Sun-Powered Dehydrators for the Developing World: A Student-Led Project Addressing Food Preservation as an Aspect of Global Food Insecurity
In the same areas where hunger stunts growth of one in three children (WFP, 2015), the FAO estimates 25-50% of food is wasted (2015a). Simply for lack of preservation, not only are foods wasted, but so are the resources used to grow them (FAO, 2015b). Dehydration is a straightforward preservation approach offering an effective way to prevent food spoilage, retain what cannot be sold or consumed immediately, and provide diverse marketing potential.

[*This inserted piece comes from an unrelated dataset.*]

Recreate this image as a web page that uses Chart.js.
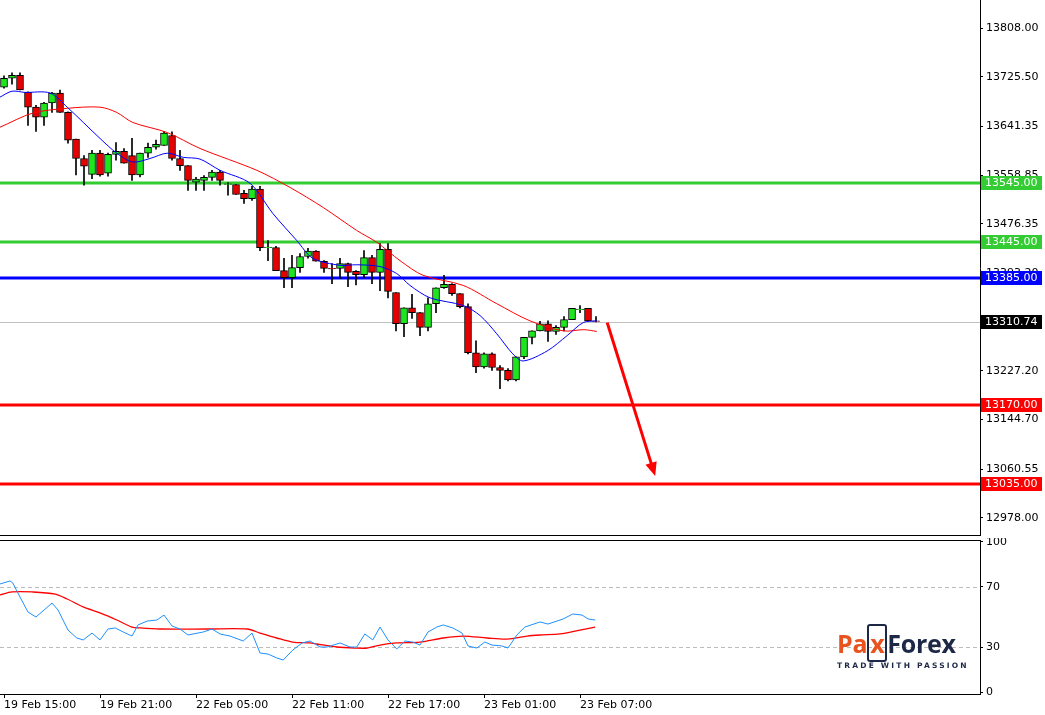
<!DOCTYPE html>
<html><head><meta charset="utf-8">
<script src="https://cdn.jsdelivr.net/npm/chart.js@4"></script>
<style>
body{margin:0;background:#fff;width:1045px;height:715px;overflow:hidden;position:relative;font-family:"DejaVu Sans",sans-serif}
#c1{position:absolute;left:0;top:0}
#c2{position:absolute;left:0;top:538px}
#logo{position:absolute;left:837px;top:628px;width:130px}
#logo .big{font:bold 25px "Open Sans",sans-serif;letter-spacing:-0.3px;line-height:30px}
#logo .o{color:#e8531f}
#logo .n{color:#1d2847}
#logo .bx{border:2px solid #1d2847;border-radius:3px;padding:0 1px;color:#e8531f}
#logo .tag{font:bold 7.5px "DejaVu Sans",sans-serif;letter-spacing:2.2px;color:#1d2847;margin-top:3px;white-space:nowrap}
</style></head>
<body>
<canvas id="c1"></canvas>
<canvas id="c2"></canvas>
<div id="logo"><div class="big"><span class="o">Pa</span><span class="bx">x</span><span class="n">Forex</span></div><div class="tag">TRADE WITH PASSION</div></div>
<script>
// candles [open, high, low, close]
const candles = [
[13708,13727,13706,13723],[13723,13732,13713,13728],[13728,13732,13703,13703],[13699,13700,13643,13674],
[13674,13677,13633,13657],[13657,13682,13643,13681],[13681,13699,13665,13698],[13698,13703,13665,13665],
[13665,13666,13613,13618],[13620,13620,13559,13587],[13587,13592,13542,13574],[13560,13601,13553,13596],
[13596,13601,13557,13559],[13562,13596,13557,13594],[13594,13614,13584,13599],[13599,13604,13579,13579],
[13592,13621,13550,13559],[13559,13596,13556,13596],[13596,13613,13589,13606],[13606,13618,13603,13611],
[13609,13633,13609,13630],[13626,13632,13584,13587],[13587,13601,13567,13575],[13575,13575,13533,13550],
[13547,13555,13533,13552],[13550,13558,13533,13555],[13555,13567,13550,13564],[13564,13567,13542,13550],
[13543,13546,13525,13544],[13543,13543,13526,13526],[13528,13533,13511,13519],[13519,13540,13516,13535],
[13535,13540,13431,13436],[13436,13448,13414,13437],[13436,13438,13397,13397],[13397,13418,13368,13385],
[13385,13423,13368,13402],[13402,13426,13394,13421],[13421,13435,13418,13430],[13430,13431,13413,13413],
[13413,13414,13394,13401],[13401,13409,13375,13400],[13401,13418,13384,13409],[13409,13410,13370,13394],
[13396,13397,13373,13390],[13390,13431,13385,13419],[13419,13423,13375,13394],[13394,13443,13363,13433],
[13433,13443,13351,13362],[13360,13360,13295,13307],[13307,13334,13285,13334],[13334,13357,13316,13326],
[13326,13326,13287,13301],[13301,13351,13295,13341],[13341,13368,13326,13368],[13368,13389,13367,13374],
[13374,13375,13355,13358],[13358,13358,13334,13336],[13336,13341,13256,13258],[13258,13278,13224,13234],
[13234,13258,13232,13256],[13256,13258,13228,13233],[13233,13236,13197,13228],[13228,13231,13210,13212],
[13212,13251,13210,13251],[13251,13284,13248,13284],[13284,13295,13273,13295],[13295,13311,13295,13307],
[13307,13312,13277,13294],[13294,13304,13289,13301],[13301,13319,13295,13314],[13314,13333,13314,13333],
[13331,13338,13326,13331],[13333,13333,13312,13312],[13312,13319,13310,13311]];
const fastMA = [[-0.5,13691],[1,13701],[2.6,13699],[5.75,13698],[7.9,13674],[12,13621],[14.1,13596],[16.1,13581],[18.25,13587],[20.4,13596],[22.4,13589],[24.5,13586],[27,13567],[30.75,13545],[33.6,13494],[36.6,13448],[38.6,13418],[42,13406],[44.1,13407],[47,13404],[49.1,13392],[50.75,13372],[53.25,13351],[57.4,13338],[59.5,13321],[61.6,13290],[63.6,13256],[64.9,13244],[67.9,13261],[70.4,13287],[72.4,13309],[74.1,13312]];
const slowMA = [[-0.5,13640],[3.6,13664],[7.9,13672],[12,13674],[14.1,13665],[16.1,13648],[20.4,13631],[24.5,13604],[31.6,13567],[35.75,13538],[39.9,13504],[44.1,13465],[46.6,13445],[49.5,13414],[52.4,13389],[57.4,13372],[61.6,13341],[65.75,13312],[69.9,13295],[72.5,13297],[74.1,13294]];
const rsi = [[-0.5,72],[0.75,74],[1.1,72.7],[2,63.3],[3,53.3],[4,50],[6,59.3],[6.75,54.7],[8,41.3],[9.1,36],[9.9,34.7],[11,39.3],[12,34.7],[13,42],[13.9,42.7],[14.9,40],[16,37.3],[16.75,44.7],[17.9,47.3],[19.1,48],[20,51.3],[21,44],[22,42],[23,38],[24.9,40],[26,42],[27,38.7],[28.25,37.3],[29.9,34],[31,39.3],[32,26],[33,25.3],[34.1,22.7],[34.9,21.3],[36.1,28],[37.25,32.7],[38.25,34],[39.5,30],[40.4,30],[42,32.7],[43.25,30],[44.1,30],[45.1,38.7],[46.1,34.7],[47,43.3],[48,34.7],[49.1,28.7],[50.1,34],[51.1,33.3],[52,31.3],[53,40],[54.1,43.3],[54.9,44.7],[56.1,42.7],[57.25,39.3],[58,30.7],[59.1,29.3],[60.1,33.3],[61,31.3],[62.25,30.7],[63,29.3],[64.1,38],[65.1,43.3],[67,46.7],[68,45.3],[69.9,48.7],[71.1,52],[72.25,51.3],[73,48.7],[73.9,48]];
const rsiSignal = [[-0.5,64.7],[1,66.7],[3.5,66.7],[6.4,65.3],[7.9,62],[9.9,56.7],[12,52.7],[14.1,48],[16,43.3],[17,42.7],[19.5,42],[25.4,42],[30.4,42],[32,39.3],[34.1,36],[36.1,33.3],[38.25,32.7],[39.1,32],[41.6,30],[43.9,29.3],[45.4,29.3],[47,31.3],[49.1,32.7],[52,33.3],[54.9,36],[57.4,37.3],[60.4,36],[62.9,35.3],[65.4,37.3],[67,38],[69.5,38.7],[72,41.3],[73.9,43.3]];
const priceTicks = [13808.00,13725.50,13641.35,13558.85,13476.35,13393.20,13227.20,13144.70,13060.55,12978.00];
const rsiTicks = [100,70,30,0];
const timeTickIdx = [0,12,24,36,48,60,72];
const timeLabels = ["19 Feb 15:00","19 Feb 21:00","22 Feb 05:00","22 Feb 11:00","22 Feb 17:00","23 Feb 01:00","23 Feb 07:00"];
const levels = [
 {v:13545,c:'#33cc33',w:3},{v:13445,c:'#33cc33',w:3},{v:13385,c:'#0000ff',w:3},
 {v:13170,c:'#ff0000',w:3},{v:13035,c:'#ff0000',w:3}];
const currentPrice = 13310.74;
const arrowFrom = [75.4,13309], arrowTo = [81.4,13049];

const XMIN=-0.5, XMAX=122;
const FONT={family:'"DejaVu Sans",sans-serif',size:11};
const pt=a=>a.map(p=>({x:p[0],y:p[1]}));
const up=c=>c[3]>=c[0];
const noPad=s=>{s.paddingTop=0;s.paddingBottom=0;};

const c1=document.getElementById('c1'); c1.width=1045; c1.height=536; c1.style.width='1045px'; c1.style.height='536px';
const c2=document.getElementById('c2'); c2.width=1045; c2.height=177; c2.style.width='1045px'; c2.style.height='177px';

const overlay={id:'ov',
 beforeDatasetsDraw(ch){const {ctx,chartArea:a,scales:{y}}=ch;ctx.save();
   const cy=Math.round(y.getPixelForValue(currentPrice))+0.5;
   ctx.strokeStyle='#c0c0c0';ctx.lineWidth=1;ctx.beginPath();ctx.moveTo(a.left,cy);ctx.lineTo(a.right,cy);ctx.stroke();
   levels.forEach(l=>{const py=Math.round(y.getPixelForValue(l.v));ctx.strokeStyle=l.c;ctx.lineWidth=l.w;ctx.beginPath();ctx.moveTo(a.left,py);ctx.lineTo(a.right,py);ctx.stroke();});
   ctx.restore();},
 afterDraw(ch){const {ctx,chartArea:a,scales:{x,y}}=ch;ctx.save();
   ctx.strokeStyle='#000';ctx.lineWidth=1;ctx.beginPath();ctx.moveTo(0,a.bottom-0.5);ctx.lineTo(a.right,a.bottom-0.5);ctx.stroke();
   ctx.font='11px "DejaVu Sans",sans-serif';ctx.textBaseline='middle';
   const box=(v,c)=>{const py=Math.round(y.getPixelForValue(v));ctx.fillStyle=c;ctx.fillRect(a.right+1,py-7,61,14);ctx.fillStyle='#fff';ctx.fillText(v.toFixed(2),a.right+5,py+0.5);};
   levels.forEach(l=>box(l.v,l.c));
   box(currentPrice,'#000');
   const x0=x.getPixelForValue(arrowFrom[0]),y0=y.getPixelForValue(arrowFrom[1]),x1=x.getPixelForValue(arrowTo[0]),y1=y.getPixelForValue(arrowTo[1]);
   const ang=Math.atan2(y1-y0,x1-x0),hl=15;
   ctx.strokeStyle='#ff0000';ctx.fillStyle='#ff0000';ctx.lineWidth=3;ctx.beginPath();ctx.moveTo(x0,y0);ctx.lineTo(x1-Math.cos(ang)*hl*0.8,y1-Math.sin(ang)*hl*0.8);ctx.stroke();
   ctx.beginPath();ctx.moveTo(x1,y1);ctx.lineTo(x1-hl*Math.cos(ang-0.4),y1-hl*Math.sin(ang-0.4));ctx.lineTo(x1-hl*Math.cos(ang+0.4),y1-hl*Math.sin(ang+0.4));ctx.closePath();ctx.fill();
   ctx.restore();}};

new Chart(c1,{type:'bar',
 data:{datasets:[
  {type:'line',data:pt(fastMA),borderColor:'#0000ff',borderWidth:1,pointRadius:0,tension:0.3,order:0},
  {type:'line',data:pt(slowMA),borderColor:'#ff0000',borderWidth:1,pointRadius:0,tension:0.3,order:0},
  {data:candles.map((c,i)=>({x:i,y:[c[2],c[1]]})),backgroundColor:'#000',barThickness:1,grouped:false,order:2},
  {data:candles.map((c,i)=>({x:i,y:[Math.min(c[0],c[3]),Math.max(c[0],c[3])+ (Math.abs(c[0]-c[3])<1?0.8:0)]})),
   backgroundColor:candles.map(c=>up(c)?'#1ee61e':'#e60000'),borderColor:'#000',borderWidth:1,borderSkipped:false,barThickness:7,grouped:false,order:1}
 ]},
 options:{responsive:false,animation:false,devicePixelRatio:1,
  layout:{padding:0},
  plugins:{legend:{display:false},tooltip:{enabled:false}},
  scales:{
   x:{type:'linear',min:XMIN,max:XMAX,display:false,offset:false},
   y:{position:'right',min:12947.5,max:13855.5,
      afterFit(s){s.width=65;noPad(s);},
      afterBuildTicks(s){s.ticks=priceTicks.map(v=>({value:v}));},
      grid:{drawOnChartArea:false,color:'#000',tickLength:3},
      border:{display:true,color:'#000'},
      ticks:{font:FONT,color:'#000',padding:3,callback:v=>v.toFixed(2)}}}},
 plugins:[overlay]});

const ov2={id:'ov2',
 beforeDatasetsDraw(ch){const {ctx,chartArea:a,scales:{y}}=ch;ctx.save();ctx.setLineDash([4,3]);ctx.strokeStyle='#bbbbbb';ctx.lineWidth=1;
  [70,30].forEach(v=>{const py=Math.round(y.getPixelForValue(v))+0.5;ctx.beginPath();ctx.moveTo(a.left,py);ctx.lineTo(a.right,py);ctx.stroke();});ctx.restore();},
 afterDraw(ch){const {ctx,chartArea:a}=ch;ctx.save();ctx.strokeStyle='#000';ctx.lineWidth=1;
  ctx.beginPath();ctx.moveTo(0,a.top+0.5);ctx.lineTo(a.right,a.top+0.5);ctx.stroke();ctx.restore();}};

new Chart(c2,{type:'line',
 data:{datasets:[
  {data:pt(rsi),borderColor:'#1e90ff',borderWidth:1,pointRadius:0,tension:0},
  {data:pt(rsiSignal),borderColor:'#ff0000',borderWidth:1.3,pointRadius:0,tension:0.3}]},
 options:{responsive:false,animation:false,devicePixelRatio:1,
  layout:{padding:{top:2,left:0,right:0,bottom:0}},
  plugins:{legend:{display:false},tooltip:{enabled:false}},
  scales:{
   x:{type:'linear',min:XMIN,max:XMAX,
      afterFit(s){s.height=21;s.paddingLeft=0;s.paddingRight=0;},
      afterBuildTicks(s){s.ticks=timeTickIdx.map(v=>({value:v}));},
      grid:{drawOnChartArea:false,color:'#000',tickLength:4},
      border:{display:true,color:'#000'},
      ticks:{font:FONT,color:'#000',maxRotation:0,autoSkip:false,align:'start',padding:1,
        callback:(v)=>{const k=timeTickIdx.indexOf(v);return k>=0?timeLabels[k]:'';}}},
   y:{position:'right',min:-1.33,max:101.33,
      afterFit(s){s.width=65;noPad(s);},
      afterBuildTicks(s){s.ticks=rsiTicks.map(v=>({value:v}));},
      grid:{drawOnChartArea:false,color:'#000',tickLength:3},
      border:{display:true,color:'#000'},
      ticks:{font:FONT,color:'#000',padding:3}}}},
 plugins:[ov2]});
</script>
</body></html>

Targeted regions often experience intermittent access to electricity, making standard heated and fanned dehydration ineffective, therefore crops are dehydrated directly on the ground, inefficiently and in unsanitary conditions (World Bank, 2015a). Sun-Powered Dehydration uses solar rays to power convection currents, which flow through the structure and carry moisture away from food within while providing a protected framework where foods are less likely to be contaminated. However they are often bulky, expensive to build and difficult to transport or build en masse. By developing a commercially available passive-air solar dehydrator, a team of Texas A&M students is creating a solution to this problem.
Initial testing has been completed in the U.S. and Rwanda, resulting in positive feedback.
The next phase of development will amplify the technological impact by creating a design that packs and ships easily so that NGOs and disaster relief agencies can purchase in large quantities and distribute these easy-to-use dehydrators to many communities in developing nations, where access to sustainable energy is scarce. Further trialing will occur in Texas, Haiti, Rwanda, Uganda and Guatemala.